Tentunya penjualan produk tersebut, bukan ditujukan untuk umat Islam melainkan untuk masyarakat lain yang mengonsumsinya karena negara Indonesia adalah negara multikultural, multietnis, dan multiagama yang dipersatukan oleh Pancasila.
Pada 2021 lalu ada sebuah insiden kematian seekor anjing di Aceh yang diberi nama Canon. Anjing itu diusir paksa oleh petugas Satpol-PP karena pada kawasan yang ditempati oleh anjing tersebut akan dijadikan wisata halal.
Sontak kejadian ini menjadi viral di media sosial seperti Twitter dan menjadi trending. Sehingga melalui kejadian ini seharusnya masyarakat lebih berhati-hati dalam memaknai konsep wisata halal, bukan malah mengorbankan sesuatu yang di luar konteks halal dalam perspesktif Islam.
Menurut Fatwa MUI Nomor 108/DSN-MUI/X/2016 ayat ke-2 (dua) wisata halal adalah wisata yang sesuai dengan prinsip Syariah (Syariat Islam). Dari pengertian ini dapat dipahami bahwa wisata halal bukan harus meniadakan seluruh hal-hal yang non halal, melainkan harus disesuaikan dengan prinsip Syariat Islam.

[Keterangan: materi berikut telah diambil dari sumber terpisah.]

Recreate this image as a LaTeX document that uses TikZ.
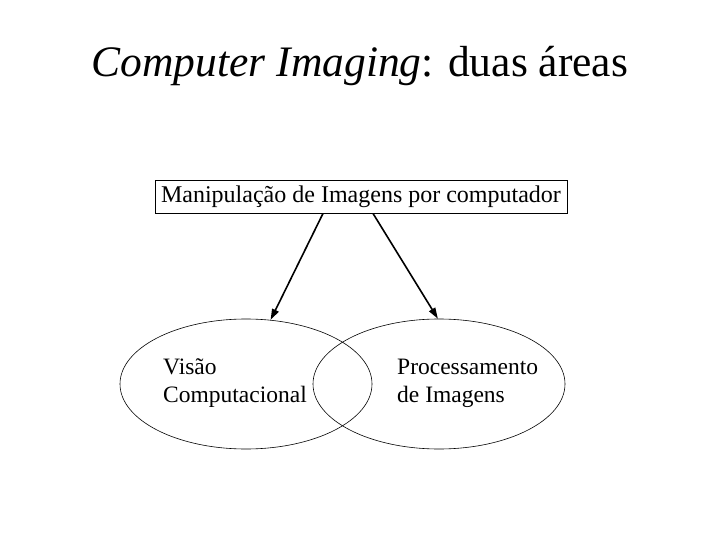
\documentclass[tikz,border=0pt]{standalone}
\usepackage{fontspec}
\setmainfont{Liberation Serif}
\usetikzlibrary{arrows.meta,positioning,shapes.geometric}

\begin{document}
\begin{tikzpicture}[
    x=1pt, y=-1pt,
    titlebox/.style={inner sep=0pt, font=\fontsize{43.5}{48}\selectfont},
    topbox/.style={draw, line width=0.9pt, minimum width=412pt, minimum height=33pt, inner sep=0pt, font=\fontsize{24}{26}\selectfont},
    area/.style={draw, ellipse, line width=0.6pt, minimum width=252pt, minimum height=130pt, inner sep=0pt},
    areatext/.style={anchor=west, align=left, inner sep=0pt, font=\fontsize{23.5}{28}\selectfont},
    arr/.style={-{Triangle[length=11pt,width=7pt]}, line width=1.6pt}
  ]
    \useasboundingbox (0,0) rectangle (720,540);
    \node[titlebox] (title) at (360,66) {\textit{Computer Imaging}: duas áreas};
    \node[topbox] (mp) at (361,196.5) {Manipulação de Imagens por computador};
    \node[area] (vc) at (246,384) {};
    \node[area] (pi) at (439,384) {};
    \node[areatext] (vct) at (163,383) {Visão\\Computacional};
    \node[areatext] (pit) at (397,383) {Processamento\\de Imagens};
    \draw[arr] ([xshift=-38pt]mp.south) -- (vc.69);
    \draw[arr] ([xshift=12pt]mp.south) -- (pi.91);
  \end{tikzpicture}
\end{document}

Artinya, semua sarana dan prasananya sesuai dengan prinsip Islam, seperti fasilitas kamar hotel yang hanya boleh untuk pasangan sah suami-istri, makanan dan minuman yang terjamin kehalalannya, tempat spot foto yang hanya diperbolehkan bagi keluarga atau muhrim pengunjung, bukan malah menghabiskan semua yang non halal.

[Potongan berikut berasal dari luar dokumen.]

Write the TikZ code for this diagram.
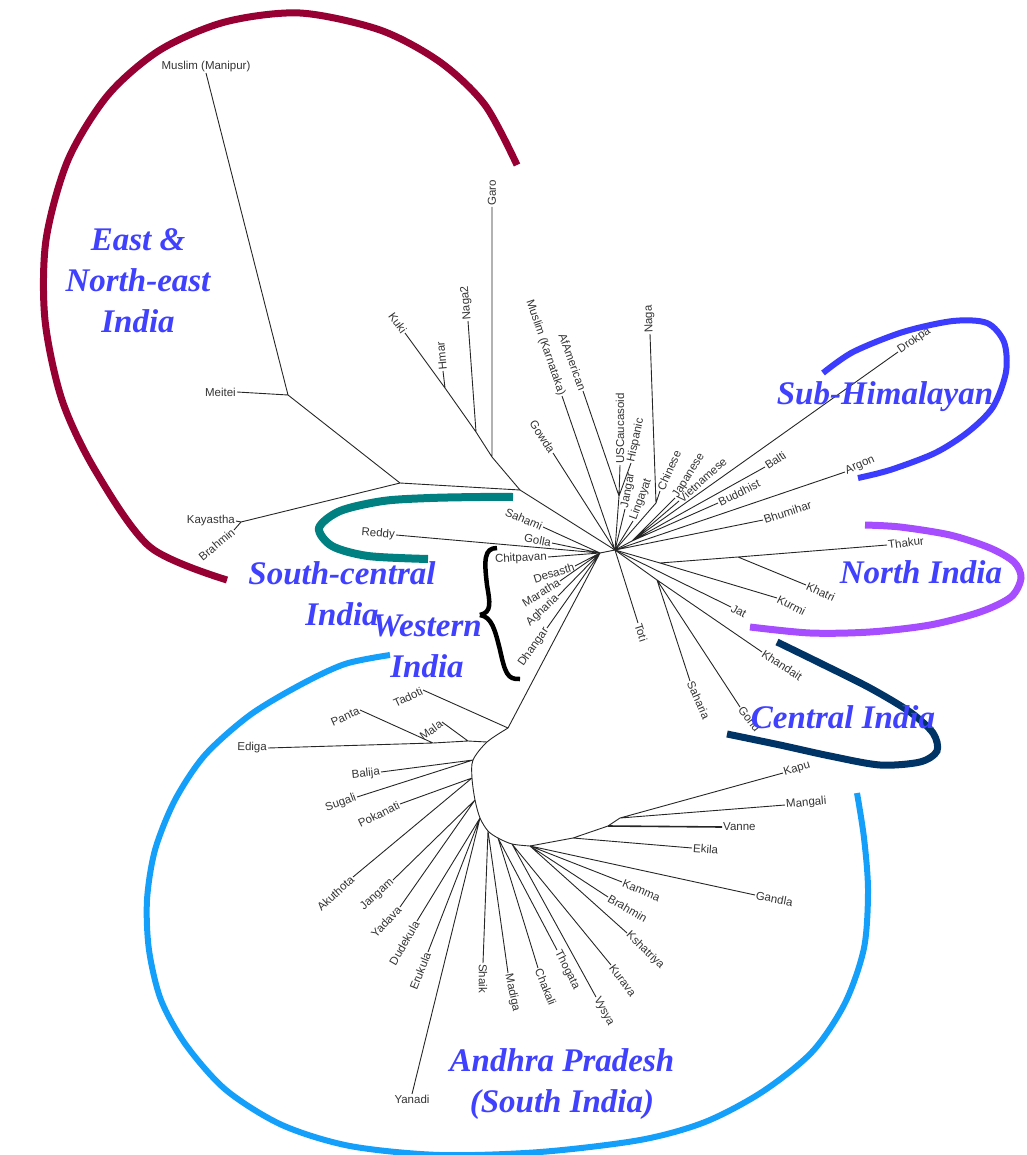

Dalam Islam ada sebuah misi agung yang berbunyi “rahmatan lil alamiin”, rahmat atau kasih sayang bagi seluruh alam. Dalam konteks ini jika disandingkan dengan kejadian kematian anjing di Aceh pada 2021 lalu, sangat disayangkan dengan dalil untuk membangun wisata halal. Hal ini karena Islam merupakan agama cinta damai dan kasih sayang, bukan kekerasan.